▶ **SUPPLIED MATERIAL**
========================================

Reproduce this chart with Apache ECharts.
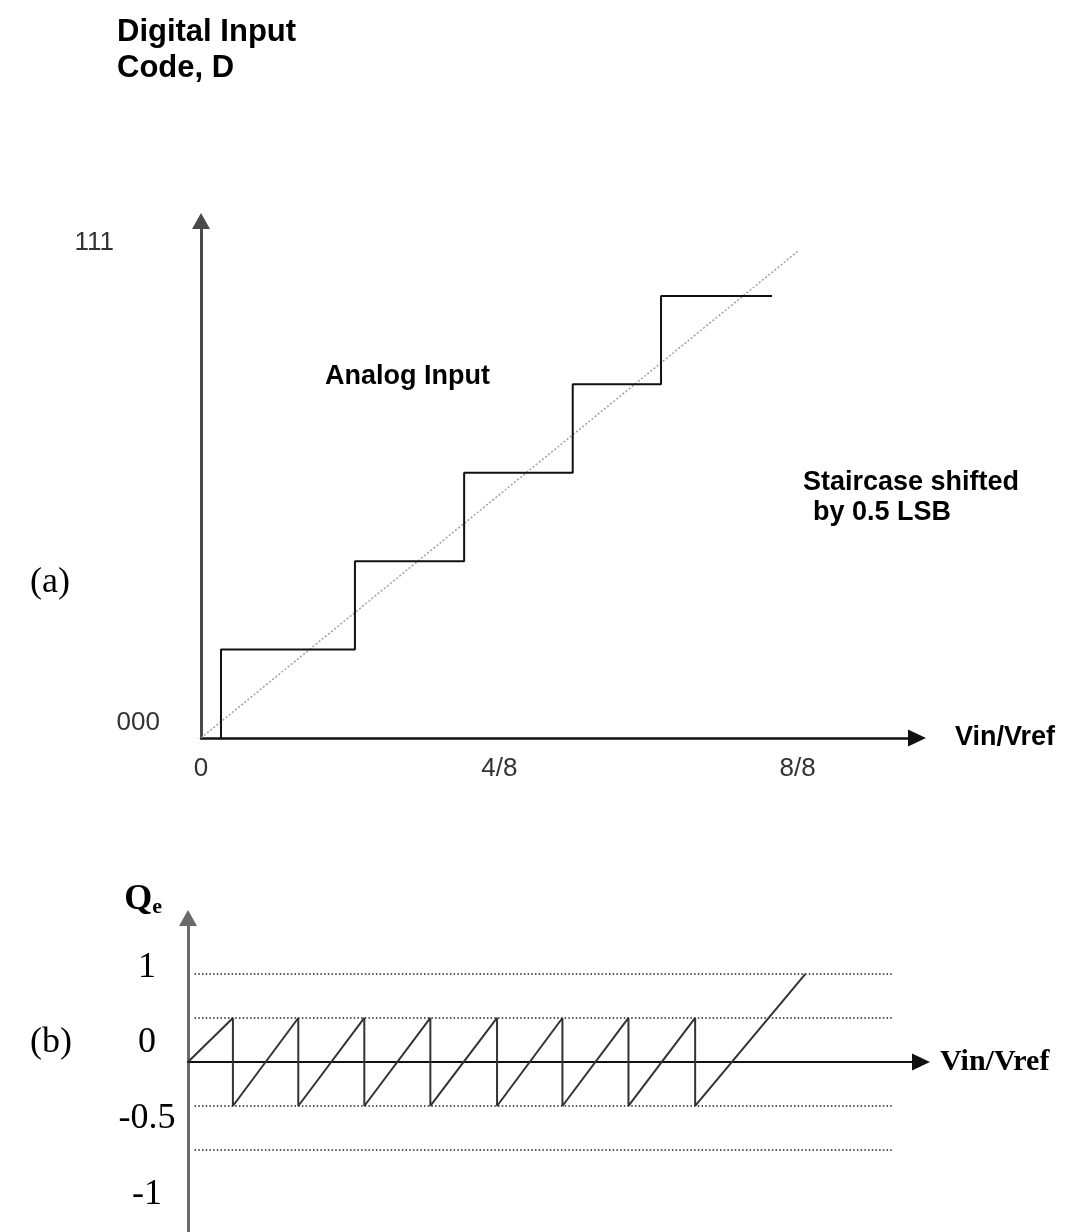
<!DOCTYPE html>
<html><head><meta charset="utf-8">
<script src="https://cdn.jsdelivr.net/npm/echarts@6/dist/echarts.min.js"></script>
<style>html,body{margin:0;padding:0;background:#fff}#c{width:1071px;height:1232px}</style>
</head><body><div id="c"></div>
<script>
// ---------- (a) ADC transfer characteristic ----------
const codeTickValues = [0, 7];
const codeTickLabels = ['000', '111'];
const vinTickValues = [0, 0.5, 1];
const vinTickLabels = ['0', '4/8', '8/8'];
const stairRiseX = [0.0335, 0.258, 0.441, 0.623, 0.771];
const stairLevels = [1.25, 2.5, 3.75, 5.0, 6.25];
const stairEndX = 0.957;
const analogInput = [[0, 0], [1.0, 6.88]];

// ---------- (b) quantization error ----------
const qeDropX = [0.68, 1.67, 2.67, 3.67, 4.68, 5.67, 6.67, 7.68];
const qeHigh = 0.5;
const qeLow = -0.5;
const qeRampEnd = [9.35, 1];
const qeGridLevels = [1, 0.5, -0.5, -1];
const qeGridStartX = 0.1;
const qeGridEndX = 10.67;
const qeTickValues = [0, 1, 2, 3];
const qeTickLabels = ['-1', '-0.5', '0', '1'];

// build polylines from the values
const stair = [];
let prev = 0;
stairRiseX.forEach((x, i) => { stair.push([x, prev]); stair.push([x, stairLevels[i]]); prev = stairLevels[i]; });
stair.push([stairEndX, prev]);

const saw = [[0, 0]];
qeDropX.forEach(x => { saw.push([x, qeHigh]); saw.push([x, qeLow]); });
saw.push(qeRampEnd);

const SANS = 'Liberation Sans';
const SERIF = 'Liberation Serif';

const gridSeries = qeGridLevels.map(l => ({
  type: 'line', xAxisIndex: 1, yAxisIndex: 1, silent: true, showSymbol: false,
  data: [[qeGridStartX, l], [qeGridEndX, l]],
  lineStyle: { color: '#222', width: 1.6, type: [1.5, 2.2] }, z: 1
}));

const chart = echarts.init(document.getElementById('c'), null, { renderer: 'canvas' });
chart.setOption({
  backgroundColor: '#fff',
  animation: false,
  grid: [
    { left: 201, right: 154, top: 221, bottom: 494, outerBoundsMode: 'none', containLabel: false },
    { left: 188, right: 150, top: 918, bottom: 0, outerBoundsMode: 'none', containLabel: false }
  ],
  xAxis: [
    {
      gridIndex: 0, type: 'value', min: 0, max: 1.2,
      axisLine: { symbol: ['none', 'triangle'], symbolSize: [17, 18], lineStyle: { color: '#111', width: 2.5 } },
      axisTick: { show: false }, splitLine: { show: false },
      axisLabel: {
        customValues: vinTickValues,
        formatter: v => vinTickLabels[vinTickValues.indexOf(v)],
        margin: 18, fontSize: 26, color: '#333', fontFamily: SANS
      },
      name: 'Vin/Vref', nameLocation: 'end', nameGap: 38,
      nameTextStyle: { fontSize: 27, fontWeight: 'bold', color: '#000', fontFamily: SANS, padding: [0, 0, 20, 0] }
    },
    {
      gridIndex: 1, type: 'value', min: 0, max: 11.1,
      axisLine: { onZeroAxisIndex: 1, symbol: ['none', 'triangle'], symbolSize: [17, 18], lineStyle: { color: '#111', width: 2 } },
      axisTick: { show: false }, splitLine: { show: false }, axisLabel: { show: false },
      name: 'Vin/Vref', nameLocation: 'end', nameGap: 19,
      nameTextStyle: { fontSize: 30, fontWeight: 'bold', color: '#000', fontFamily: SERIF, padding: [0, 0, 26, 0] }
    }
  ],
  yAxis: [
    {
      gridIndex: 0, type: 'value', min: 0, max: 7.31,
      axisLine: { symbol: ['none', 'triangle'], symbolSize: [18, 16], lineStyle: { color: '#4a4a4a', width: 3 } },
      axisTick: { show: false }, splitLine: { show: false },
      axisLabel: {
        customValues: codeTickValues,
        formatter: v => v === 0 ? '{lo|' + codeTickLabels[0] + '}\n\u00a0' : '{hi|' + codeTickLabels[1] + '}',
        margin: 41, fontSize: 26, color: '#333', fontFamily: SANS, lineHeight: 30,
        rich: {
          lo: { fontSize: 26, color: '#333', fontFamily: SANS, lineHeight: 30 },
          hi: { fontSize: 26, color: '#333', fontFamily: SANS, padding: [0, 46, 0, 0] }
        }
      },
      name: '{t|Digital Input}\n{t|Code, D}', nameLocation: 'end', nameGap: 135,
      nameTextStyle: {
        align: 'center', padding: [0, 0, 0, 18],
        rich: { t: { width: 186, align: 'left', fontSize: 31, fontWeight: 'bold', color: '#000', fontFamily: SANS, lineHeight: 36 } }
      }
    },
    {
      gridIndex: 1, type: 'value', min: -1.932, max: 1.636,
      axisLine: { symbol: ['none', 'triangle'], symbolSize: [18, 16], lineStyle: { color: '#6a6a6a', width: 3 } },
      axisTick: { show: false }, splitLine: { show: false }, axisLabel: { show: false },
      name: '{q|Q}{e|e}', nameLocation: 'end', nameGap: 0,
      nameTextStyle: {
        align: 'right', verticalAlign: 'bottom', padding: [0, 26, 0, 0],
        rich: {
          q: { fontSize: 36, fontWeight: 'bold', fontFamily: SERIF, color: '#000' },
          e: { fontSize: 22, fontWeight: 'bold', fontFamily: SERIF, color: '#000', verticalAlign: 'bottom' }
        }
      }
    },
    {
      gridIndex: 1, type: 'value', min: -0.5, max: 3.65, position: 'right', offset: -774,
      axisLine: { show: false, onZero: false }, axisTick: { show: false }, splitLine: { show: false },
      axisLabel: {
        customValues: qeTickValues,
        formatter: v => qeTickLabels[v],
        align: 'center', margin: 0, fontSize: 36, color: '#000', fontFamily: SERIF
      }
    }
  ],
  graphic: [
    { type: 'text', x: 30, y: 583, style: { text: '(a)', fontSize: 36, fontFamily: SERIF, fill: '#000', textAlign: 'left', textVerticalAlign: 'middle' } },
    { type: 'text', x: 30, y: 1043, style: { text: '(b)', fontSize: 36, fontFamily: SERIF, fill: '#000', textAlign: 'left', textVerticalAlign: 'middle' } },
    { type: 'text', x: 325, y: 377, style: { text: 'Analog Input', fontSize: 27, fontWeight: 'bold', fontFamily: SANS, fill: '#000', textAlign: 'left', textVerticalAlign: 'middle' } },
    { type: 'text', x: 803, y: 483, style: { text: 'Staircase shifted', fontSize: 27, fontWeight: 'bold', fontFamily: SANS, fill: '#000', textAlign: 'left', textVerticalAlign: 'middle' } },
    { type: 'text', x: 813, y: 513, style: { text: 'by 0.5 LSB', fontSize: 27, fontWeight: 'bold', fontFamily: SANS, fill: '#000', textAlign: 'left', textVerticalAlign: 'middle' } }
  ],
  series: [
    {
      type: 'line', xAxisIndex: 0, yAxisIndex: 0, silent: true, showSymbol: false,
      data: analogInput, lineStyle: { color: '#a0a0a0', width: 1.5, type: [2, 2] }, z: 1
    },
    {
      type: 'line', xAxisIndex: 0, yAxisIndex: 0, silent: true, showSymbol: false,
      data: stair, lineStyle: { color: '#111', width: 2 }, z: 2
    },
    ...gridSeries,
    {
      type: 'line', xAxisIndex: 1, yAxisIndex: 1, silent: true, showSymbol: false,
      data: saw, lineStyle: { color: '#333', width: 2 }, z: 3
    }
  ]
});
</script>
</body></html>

========================================

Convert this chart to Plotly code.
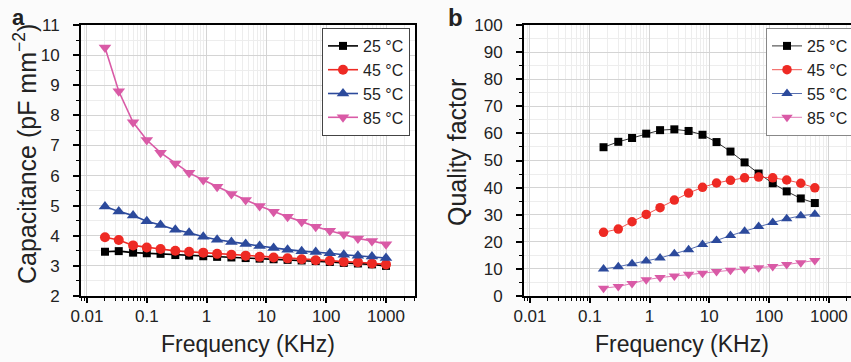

========================================

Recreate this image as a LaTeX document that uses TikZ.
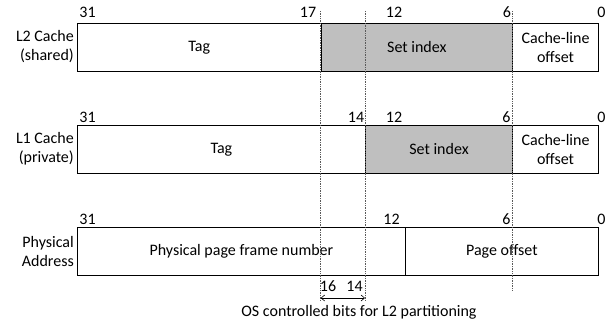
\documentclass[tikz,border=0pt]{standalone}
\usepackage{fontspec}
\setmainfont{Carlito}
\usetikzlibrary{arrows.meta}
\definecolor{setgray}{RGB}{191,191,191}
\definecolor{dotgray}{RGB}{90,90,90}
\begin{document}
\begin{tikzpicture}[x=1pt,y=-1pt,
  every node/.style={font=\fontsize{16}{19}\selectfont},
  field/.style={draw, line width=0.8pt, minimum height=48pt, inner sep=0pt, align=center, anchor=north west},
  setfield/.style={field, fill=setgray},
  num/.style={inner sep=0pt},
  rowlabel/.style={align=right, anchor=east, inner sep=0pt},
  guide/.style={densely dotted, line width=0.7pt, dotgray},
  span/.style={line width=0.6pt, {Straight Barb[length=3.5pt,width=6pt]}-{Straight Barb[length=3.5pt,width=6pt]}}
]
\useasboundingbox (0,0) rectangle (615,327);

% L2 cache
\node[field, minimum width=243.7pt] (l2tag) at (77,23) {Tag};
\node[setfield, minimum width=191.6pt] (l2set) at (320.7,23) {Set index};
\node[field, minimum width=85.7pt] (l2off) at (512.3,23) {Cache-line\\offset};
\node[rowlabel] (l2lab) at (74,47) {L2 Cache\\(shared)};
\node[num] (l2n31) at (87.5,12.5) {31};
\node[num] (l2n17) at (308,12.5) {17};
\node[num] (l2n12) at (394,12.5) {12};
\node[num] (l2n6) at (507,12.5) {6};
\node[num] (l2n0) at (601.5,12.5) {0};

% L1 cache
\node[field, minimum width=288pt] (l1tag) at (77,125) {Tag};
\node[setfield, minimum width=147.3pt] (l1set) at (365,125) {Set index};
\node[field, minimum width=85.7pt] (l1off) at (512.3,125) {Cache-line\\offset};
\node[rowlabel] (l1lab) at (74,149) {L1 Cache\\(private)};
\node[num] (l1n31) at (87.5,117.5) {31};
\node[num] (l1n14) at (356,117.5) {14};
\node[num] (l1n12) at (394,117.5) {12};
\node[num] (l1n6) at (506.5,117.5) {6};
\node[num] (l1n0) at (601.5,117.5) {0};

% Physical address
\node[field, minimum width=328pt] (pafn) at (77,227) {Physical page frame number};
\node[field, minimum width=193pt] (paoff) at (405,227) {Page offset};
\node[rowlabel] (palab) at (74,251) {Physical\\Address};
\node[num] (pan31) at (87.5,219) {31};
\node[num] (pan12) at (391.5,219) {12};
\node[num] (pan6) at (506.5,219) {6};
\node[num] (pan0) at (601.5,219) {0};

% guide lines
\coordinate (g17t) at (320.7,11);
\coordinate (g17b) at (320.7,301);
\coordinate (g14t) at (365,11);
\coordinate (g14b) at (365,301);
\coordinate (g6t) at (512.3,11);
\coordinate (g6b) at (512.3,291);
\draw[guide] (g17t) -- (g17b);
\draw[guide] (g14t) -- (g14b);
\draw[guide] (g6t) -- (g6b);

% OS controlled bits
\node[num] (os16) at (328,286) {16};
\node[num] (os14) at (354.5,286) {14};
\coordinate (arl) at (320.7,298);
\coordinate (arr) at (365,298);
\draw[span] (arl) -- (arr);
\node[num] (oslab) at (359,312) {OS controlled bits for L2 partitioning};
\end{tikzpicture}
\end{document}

========================================

Reproduce, starting at the line containing "Recreate this image" and stopping after the line containing "(0,0) rectangle (615,327);", each of those lines exactly and no others; leave pictures out.

Recreate this image as a LaTeX document that uses TikZ.
\documentclass[tikz,border=0pt]{standalone}
\usepackage{fontspec}
\setmainfont{Carlito}
\usetikzlibrary{arrows.meta}
\definecolor{setgray}{RGB}{191,191,191}
\definecolor{dotgray}{RGB}{90,90,90}
\begin{document}
\begin{tikzpicture}[x=1pt,y=-1pt,
  every node/.style={font=\fontsize{16}{19}\selectfont},
  field/.style={draw, line width=0.8pt, minimum height=48pt, inner sep=0pt, align=center, anchor=north west},
  setfield/.style={field, fill=setgray},
  num/.style={inner sep=0pt},
  rowlabel/.style={align=right, anchor=east, inner sep=0pt},
  guide/.style={densely dotted, line width=0.7pt, dotgray},
  span/.style={line width=0.6pt, {Straight Barb[length=3.5pt,width=6pt]}-{Straight Barb[length=3.5pt,width=6pt]}}
]
\useasboundingbox (0,0) rectangle (615,327);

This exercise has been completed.